++++ Data lines

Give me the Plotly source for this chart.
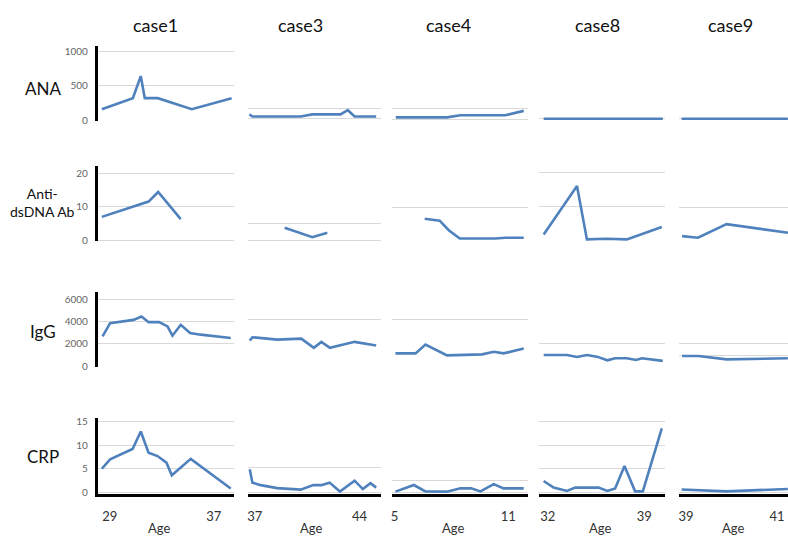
import plotly.graph_objects as go

W, H = 788, 537

# ---------------- data (ages in years, values per marker) ----------------
cases = ["case1", "case3", "case4", "case8", "case9"]
row_labels = ["ANA", "Anti-<br>dsDNA Ab", "IgG", "CRP"]
age_ticks = [[29, 37], [37, 44], [5, 11], [32, 39], [39, 41]]

# case1
case1_ana_age = [28.38, 30.77, 31.38, 31.69, 32.69, 35.31, 38.38]
case1_ana = [160, 320, 640, 320, 320, 160, 320]
case1_ds_age = [28.38, 31.98, 32.72, 34.46]
case1_ds = [7.0, 11.6, 14.5, 6.3]
case1_igg_age = [28.44, 29.02, 30.82, 31.44, 31.98, 32.79, 33.44, 33.82, 34.46, 35.18, 36.0, 38.31]
case1_igg = [2680, 3855, 4150, 4450, 3945, 3945, 3565, 2735, 3710, 2975, 2825, 2530]
case1_crp_age = [28.38, 29.02, 30.75, 31.38, 31.98, 32.67, 33.36, 33.77, 35.23, 38.31]
case1_crp = [5.0, 7.0, 9.2, 12.9, 8.4, 7.7, 6.3, 3.6, 7.1, 0.8]

# case3
case3_ana_age = [36.65, 36.85, 40.07, 40.85, 42.73, 43.22, 43.67, 45.11]
case3_ana = [80, 40, 40, 80, 80, 160, 40, 40]
case3_ds_age = [39.0, 40.85, 41.85]
case3_ds = [3.8, 0.9, 2.3]
case3_igg_age = [36.67, 36.85, 38.51, 40.11, 40.95, 41.45, 42.02, 43.67, 45.11]
case3_igg = [2225, 2510, 2310, 2390, 1605, 2115, 1605, 2115, 1800]
case3_crp_age = [36.67, 36.85, 37.4, 38.51, 40.07, 40.91, 41.45, 42.0, 42.69, 43.67, 44.22, 44.73, 45.11]
case3_crp = [4.7, 2.0, 1.5, 0.9, 0.6, 1.5, 1.5, 2.0, 0.2, 2.4, 0.7, 1.9, 1.0]

# case4
case4_ana_age = [5.07, 7.77, 8.47, 10.84, 11.81]
case4_ana = [40, 40, 80, 80, 160]
case4_ds_age = [6.59, 7.38, 7.86, 8.44, 10.32, 10.84, 11.81]
case4_ds = [6.6, 6.0, 3.1, 0.6, 0.6, 0.8, 0.8]
case4_igg_age = [5.05, 6.11, 6.63, 7.77, 9.62, 10.23, 10.75, 11.81]
case4_igg = [1145, 1145, 1900, 975, 1060, 1285, 1145, 1565]
case4_crp_age = [5.05, 6.02, 6.63, 7.77, 8.47, 9.04, 9.53, 10.23, 10.75, 11.81]
case4_crp = [0.4, 3.2, 0.5, 0.4, 1.8, 1.8, 0.5, 3.6, 1.8, 1.8]

# case8
case8_ana_age = [31.7, 34.12, 36.33, 38.41, 40.35]
case8_ana = [0, 0, 0, 0, 0]
case8_ds_age = [31.7, 34.12, 34.84, 36.24, 37.74, 40.28]
case8_ds = [1.7, 15.9, 0.3, 0.5, 0.3, 3.9]
case8_igg_age = [31.7, 33.39, 34.12, 34.84, 35.57, 36.33, 36.89, 37.74, 38.41, 38.83, 40.35]
case8_igg = [1030, 1030, 860, 1030, 885, 565, 740, 740, 600, 740, 515]
case8_crp_age = [31.7, 32.42, 33.39, 33.99, 35.68, 36.33, 36.89, 37.57, 38.34, 38.9, 40.28]
case8_crp = [2.4, 1.0, 0.3, 1.0, 1.0, 0.3, 0.8, 5.6, 0.2, 0.2, 13.6]

# case9
case9_ana_age = [38.9, 39.9, 41.24]
case9_ana = [0, 0, 0]
case9_ds_age = [38.91, 39.26, 39.89, 41.24]
case9_ds = [1.3, 0.8, 4.9, 2.3]
case9_igg_age = [38.91, 39.27, 39.89, 41.24]
case9_igg = [945, 945, 650, 740]
case9_crp_age = [38.9, 39.89, 41.24]
case9_crp = [0.6, 0.2, 0.7]

series = [
    [(case1_ana_age, case1_ana), (case3_ana_age, case3_ana), (case4_ana_age, case4_ana),
     (case8_ana_age, case8_ana), (case9_ana_age, case9_ana)],
    [(case1_ds_age, case1_ds), (case3_ds_age, case3_ds), (case4_ds_age, case4_ds),
     (case8_ds_age, case8_ds), (case9_ds_age, case9_ds)],
    [(case1_igg_age, case1_igg), (case3_igg_age, case3_igg), (case4_igg_age, case4_igg),
     (case8_igg_age, case8_igg), (case9_igg_age, case9_igg)],
    [(case1_crp_age, case1_crp), (case3_crp_age, case3_crp), (case4_crp_age, case4_crp),
     (case8_crp_age, case8_crp), (case9_crp_age, case9_crp)],
]

# ---------------- geometry (pixels) ----------------
col_x = [(97, 233), (247, 380), (391, 528), (539, 665), (679, 788)]
tick_px = [(109, 213), (254, 359), (394, 508), (547.5, 644), (686, 777)]
# per panel: top_px, bottom_px, zero_px, px_per_unit, dtick
ygeo = [
    [(44, 120, 119, 0.07, 500), (104, 119, 117.3, 0.053, 200), (104, 120, 118.3, 0.055, 200),
     (104, 119, 117.5, 0.053, 1000), (104, 119, 117.5, 0.053, 1000)],
    [(165, 242, 240.7, 3.37, 10), (215, 242, 240.7, 3.28, 5), (195, 242, 241, 3.33, 10),
     (168, 242, 241, 3.47, 10), (195, 242, 241, 3.37, 10)],
    [(293, 369.5, 368.7, 0.011333, 2000), (300, 370, 369, 0.011825, 4000), (300, 370, 369.3, 0.0119, 4000),
     (330, 370, 369.3, 0.01165, 2000), (340, 370, 369.3, 0.01165, 1000)],
    [(421.7, 498.5, 496.7, 4.78, 5), (455, 498.5, 497, 5.06, 5), (478, 498.5, 497, 2.4, 5),
     (421, 498.5, 496.7, 4.78, 5), (485, 498.5, 496.7, 4.78, 5)],
]

LINE = "#4F81BD"
GRID = "#d9d9d9"
FONT = "Lato"

fig = go.Figure()
layout = dict(
    width=W, height=H, margin=dict(l=0, r=0, t=0, b=0), autosize=False,
    paper_bgcolor="white", plot_bgcolor="white", showlegend=False,
    font=dict(family=FONT, color="#222"),
)

for r in range(4):
    for c in range(5):
        k = r * 5 + c + 1
        xs = "" if k == 1 else str(k)
        ages, vals = series[r][c]
        fig.add_trace(go.Scatter(x=ages, y=vals, mode="lines",
                                 line=dict(color=LINE, width=2.6),
                                 xaxis="x" + xs, yaxis="y" + xs, hoverinfo="skip"))
        (t0, t1), (a0, a1) = tick_px[c], age_ticks[c]
        ppy = (t1 - t0) / (a1 - a0)
        x0p, x1p = col_x[c]
        xr = [a0 + (x0p - t0) / ppy, a0 + (x1p - t0) / ppy]
        last = (r == 3)
        layout["xaxis" + xs] = dict(
            domain=[x0p / W, x1p / W], range=xr, anchor="y" + xs,
            showgrid=False, zeroline=False,
            showline=last, linecolor="black", linewidth=3,
            showticklabels=last, tickvals=age_ticks[c], ticks="",
            tickfont=dict(size=13, color="#333", family=FONT),
            ticklabelstandoff=8,
        )
        top, bot, zero, s, dt = ygeo[r][c]
        yr = [(zero - bot) / s, (zero - top) / s]
        first = (c == 0)
        layout["yaxis" + xs] = dict(
            domain=[1 - bot / H, 1 - top / H], range=yr, anchor="x" + xs,
            showgrid=True, gridcolor=GRID, gridwidth=1, zeroline=False,
            dtick=dt, tick0=0,
            showline=first, linecolor="black", linewidth=3,
            showticklabels=first, ticks="",
            tickfont=dict(size=10, color="#666", family=FONT),
            ticklabelstandoff=5,
        )

ann = []
col_title_x = [155, 300, 448, 597, 730]
for name, xp in zip(cases, col_title_x):
    ann.append(dict(text=name, x=xp / W, y=1 - 22 / H, xref="paper", yref="paper",
                    showarrow=False, xanchor="center", yanchor="middle",
                    font=dict(size=18, color="#111", family=FONT)))
row_y = [87, 203, 333, 460]
row_size = [17, 14, 17, 17]
for lab, yp, fs in zip(row_labels, row_y, row_size):
    ann.append(dict(text=lab, x=42 / W, y=1 - yp / H, xref="paper", yref="paper",
                    showarrow=False, xanchor="center", yanchor="middle",
                    font=dict(size=fs, color="#111", family=FONT)))
age_x = [158, 310, 453, 600, 733]
for xp in age_x:
    ann.append(dict(text="Age", x=xp / W, y=1 - 533 / H, xref="paper", yref="paper",
                    showarrow=False, xanchor="center", yanchor="middle",
                    font=dict(size=13, color="#333", family=FONT)))
layout["annotations"] = ann

fig.update_layout(**layout)

fix_page = (
    "var de=document.documentElement, b=document.body;"
    "[de,b].forEach(function(e){e.style.margin='0';e.style.padding='0';"
    "e.style.overflow='hidden';e.style.height='537px';});"
    "var gd=document.getElementById('{plot_id}');"
    "gd.style.display='block';"
    "var p=gd.parentElement;p.style.height='537px';p.style.overflow='hidden';"
    "p.style.lineHeight='0';"
)
fig.write_html("out.html", config={"displayModeBar": False}, post_script=fix_page)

++++++++

◆ **Directions**
Return exactly what appears from the opening line of the material through the line with "39], [39, 41]]", apart from the pictures.

◆ **Result**
Give me the Plotly source for this chart.
import plotly.graph_objects as go

W, H = 788, 537

# ---------------- data (ages in years, values per marker) ----------------
cases = ["case1", "case3", "case4", "case8", "case9"]
row_labels = ["ANA", "Anti-<br>dsDNA Ab", "IgG", "CRP"]
age_ticks = [[29, 37], [37, 44], [5, 11], [32, 39], [39, 41]]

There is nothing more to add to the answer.